**Dataset section**:
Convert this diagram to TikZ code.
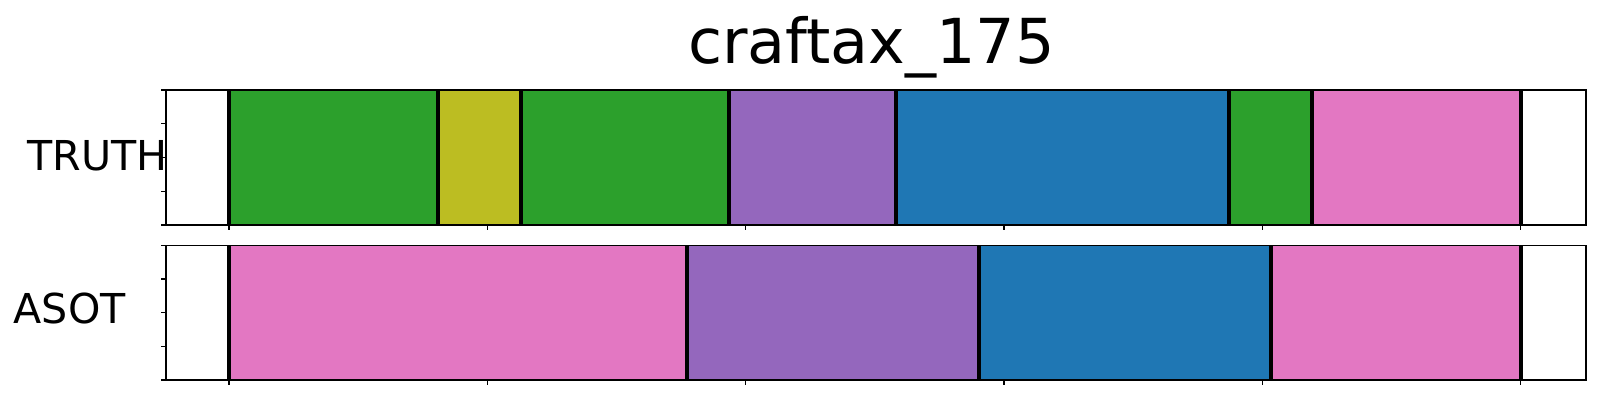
\documentclass[tikz,border=0pt]{standalone}
\usepackage{fontspec}
\setmainfont{DejaVu Sans}
\definecolor{tabgreen}{HTML}{2CA02C}
\definecolor{tabolive}{HTML}{BCBD22}
\definecolor{tabpurple}{HTML}{9467BD}
\definecolor{tabblue}{HTML}{1F77B4}
\definecolor{tabpink}{HTML}{E377C2}
\tikzset{
  bound/.style={line width=4pt, black},
  frame/.style={line width=1.6pt, black},
  tick/.style={line width=1.2pt, black},
  lab/.style={inner sep=0pt, font=\fontsize{41.2}{48}\selectfont},
  ttl/.style={inner sep=0pt, font=\fontsize{62}{74}\selectfont}
}
\begin{document}
\begin{tikzpicture}[x=1pt,y=-1pt]
\useasboundingbox (0,0) rectangle (1600,400);
\fill[white] (0,0) rectangle (1600,400);
% title
\node[ttl, anchor=base] (title) at (871.5,63.3) {craftax\_175};
% labels
\node[lab, anchor=base east] (truth) at (167.5,170) {TRUTH};
\node[lab, anchor=base west] (asot) at (13.5,323.3) {ASOT};
% ---- top axes (TRUTH)
\fill[tabgreen]  (229,90) rectangle (437.7,225);
\fill[tabolive]  (437.7,90) rectangle (520.7,225);
\fill[tabgreen]  (520.7,90) rectangle (729,225);
\fill[tabpurple] (729,90) rectangle (896,225);
\fill[tabblue]   (896,90) rectangle (1229,225);
\fill[tabgreen]  (1229,90) rectangle (1312,225);
\fill[tabpink]   (1312,90) rectangle (1520.5,225);
\foreach \x in {229,437.7,520.7,729,896,1229,1312,1520.5}
  \draw[bound] (\x,90) -- (\x,225);
\draw[frame] (165.7,90) rectangle (1585.7,225);
\foreach \y in {90,123.75,157.5,191.25,225}
  \draw[tick] (165.7,\y) -- (160.7,\y);
\foreach \x in {229,487.3,745.6,1003.9,1262.2,1520.5}
  \draw[tick] (\x,225) -- (\x,230);
% ---- bottom axes (ASOT)
\fill[tabpink]   (229,245.3) rectangle (686.7,380);
\fill[tabpurple] (686.7,245.3) rectangle (979,380);
\fill[tabblue]   (979,245.3) rectangle (1271,380);
\fill[tabpink]   (1271,245.3) rectangle (1520.5,380);
\foreach \x in {229,686.7,979,1271,1520.5}
  \draw[bound] (\x,245.3) -- (\x,380);
\draw[frame] (165.7,245.3) rectangle (1585.7,380);
\foreach \y in {245.3,279,312.65,346.3,380}
  \draw[tick] (165.7,\y) -- (160.7,\y);
\foreach \x in {229,487.3,745.6,1003.9,1262.2,1520.5}
  \draw[tick] (\x,380) -- (\x,385);
\end{tikzpicture}
\end{document}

**Written instruction**: Exclude every picture and copy the remaining data exactly.

**Answer to the exercise**:
Convert this diagram to TikZ code.
\documentclass[tikz,border=0pt]{standalone}
\usepackage{fontspec}
\setmainfont{DejaVu Sans}
\definecolor{tabgreen}{HTML}{2CA02C}
\definecolor{tabolive}{HTML}{BCBD22}
\definecolor{tabpurple}{HTML}{9467BD}
\definecolor{tabblue}{HTML}{1F77B4}
\definecolor{tabpink}{HTML}{E377C2}
\tikzset{
  bound/.style={line width=4pt, black},
  frame/.style={line width=1.6pt, black},
  tick/.style={line width=1.2pt, black},
  lab/.style={inner sep=0pt, font=\fontsize{41.2}{48}\selectfont},
  ttl/.style={inner sep=0pt, font=\fontsize{62}{74}\selectfont}
}
\begin{document}
\begin{tikzpicture}[x=1pt,y=-1pt]
\useasboundingbox (0,0) rectangle (1600,400);
\fill[white] (0,0) rectangle (1600,400);
% title
\node[ttl, anchor=base] (title) at (871.5,63.3) {craftax\_175};
% labels
\node[lab, anchor=base east] (truth) at (167.5,170) {TRUTH};
\node[lab, anchor=base west] (asot) at (13.5,323.3) {ASOT};
% ---- top axes (TRUTH)
\fill[tabgreen]  (229,90) rectangle (437.7,225);
\fill[tabolive]  (437.7,90) rectangle (520.7,225);
\fill[tabgreen]  (520.7,90) rectangle (729,225);
\fill[tabpurple] (729,90) rectangle (896,225);
\fill[tabblue]   (896,90) rectangle (1229,225);
\fill[tabgreen]  (1229,90) rectangle (1312,225);
\fill[tabpink]   (1312,90) rectangle (1520.5,225);
\foreach \x in {229,437.7,520.7,729,896,1229,1312,1520.5}
  \draw[bound] (\x,90) -- (\x,225);
\draw[frame] (165.7,90) rectangle (1585.7,225);
\foreach \y in {90,123.75,157.5,191.25,225}
  \draw[tick] (165.7,\y) -- (160.7,\y);
\foreach \x in {229,487.3,745.6,1003.9,1262.2,1520.5}
  \draw[tick] (\x,225) -- (\x,230);
% ---- bottom axes (ASOT)
\fill[tabpink]   (229,245.3) rectangle (686.7,380);
\fill[tabpurple] (686.7,245.3) rectangle (979,380);
\fill[tabblue]   (979,245.3) rectangle (1271,380);
\fill[tabpink]   (1271,245.3) rectangle (1520.5,380);
\foreach \x in {229,686.7,979,1271,1520.5}
  \draw[bound] (\x,245.3) -- (\x,380);
\draw[frame] (165.7,245.3) rectangle (1585.7,380);
\foreach \y in {245.3,279,312.65,346.3,380}
  \draw[tick] (165.7,\y) -- (160.7,\y);
\foreach \x in {229,487.3,745.6,1003.9,1262.2,1520.5}
  \draw[tick] (\x,380) -- (\x,385);
\end{tikzpicture}
\end{document}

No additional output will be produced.